I used to walk to work in the days before September 11, 2001; to clear my head and stretch my legs before sitting in a cubicle for hours. I walked on that day, too. First thing, as always, I checked the sky, and this one was perfect. I headed out down my street singing a little bit under my breath. There’s a blue sky, way up yonder… there’s a blue sky over my head… there’s a blue sky way up yonder, that’s a cover for my bed.
I picked up random litter from my yard, said good morning to that one lady who walked her dog with the painted toenails. It was, by any account, a perfectly normal day. My only blip was that I was training people who were moving a massive book of business from Minot, North Dakota to Hartford, Connecticut and as I walked I reviewed which button to click when. Mindless, but it seemed crucial at the moment. It was not.
After opening the training, we took a coffee break. All of us drifted to the atrium of our building, a lovely place that housed 3000 Financial Services employees about 100 miles from New York City, where the world was ending. By the time I got to the bank of televisions they kept near the traders, the first tower had fallen. Many of our colleagues worked there and where I’d been going for several hours a week, twice a week, earlier that year. None of us cared about what button to click when, and couldn’t have remembered if we’d tried. We never went back to training that day, because we were sent back to cubicles in case we had to evacuate the building. No one worked though, we watched TV from somewhere in that beautiful building; the trading floor, the gym, the barbershop…until it was decided that we might also be a target and they sent us home.
We watched TV there, too.
There was no work for some time after that. People huddled in their homes and apartments, wondering if we were next. If we went out, we kind of stocked up on canned goods and bottled water, totally unprepared for a war on American soil or a lockdown, or an evacuation, or any break in our everyday lives. There was not a single plane in the blue sky way up yonder.

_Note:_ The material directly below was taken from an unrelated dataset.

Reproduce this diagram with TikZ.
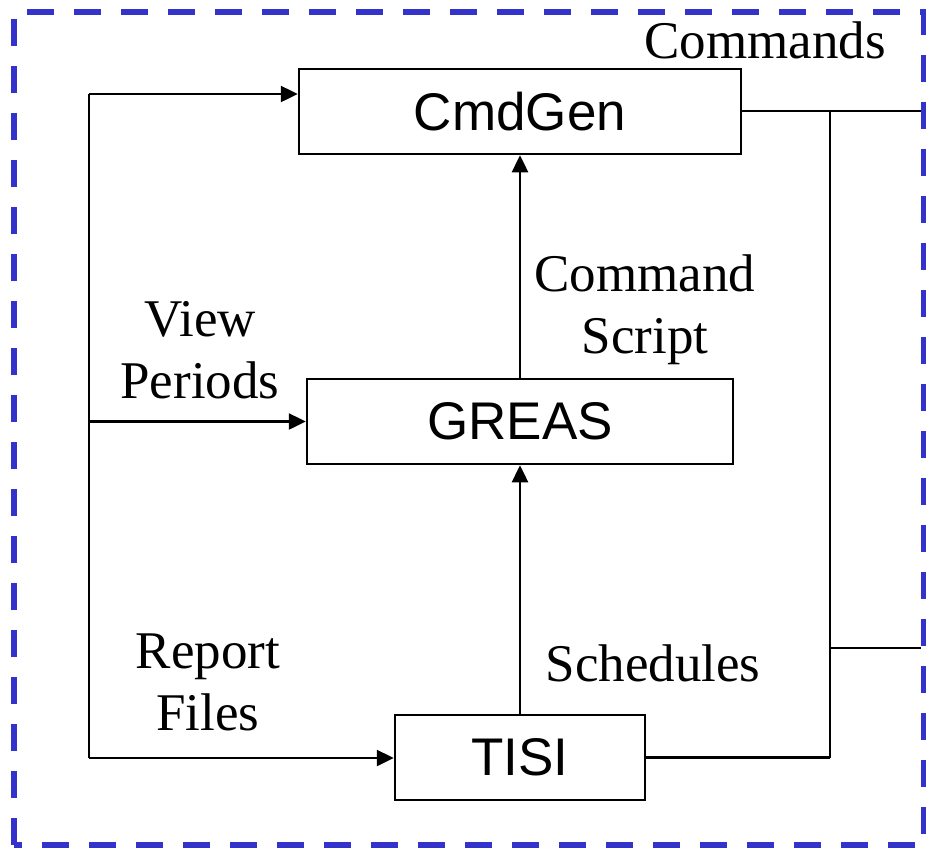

Then came the day when we went back to the lovely building, tentatively at first, until we were full steam ahead. People streamed in from every direction until we all stood at the Atrium again. Four floors of people waiting for our leader to tell us about who we’d lost at the World Trade Center, and who had survived. He stood in the center, our leader, and named the dead and the missing. When he finished, someone started singing God Bless America- really loud from somewhere on the first floor. Someone started it up everyone joined in. We were in tune, and even harmonized and all of the words that we’d been taught in grade school flooded our memories, and we sung our hearts out. We sung our hearts in.
Everything changed that day, for me. I was suddenly a citizen of the whole wide world – not just New England. And terrible, weird things could happen, even with blue skies over our heads. I wanted my Momma and a big pot of gumbo with French bread. I wanted to run although there was nowhere in particular to run to, because it could happen anywhere; New York, New England, a field, The Pentagon. Nowhere was safe enough, and I wasn’t the only one who felt this way.
So we heard the news, and sang God Bless America and we meant it in ways we hadn’t before. On this day I’ll say it again,
God Bless America.
And when you bless us, sir, don’t just keep us from harm. Keep us from harming others. Help us to rely on our right minds when we make decisions about how to treat our brothers, how to respect ourselves, how to live.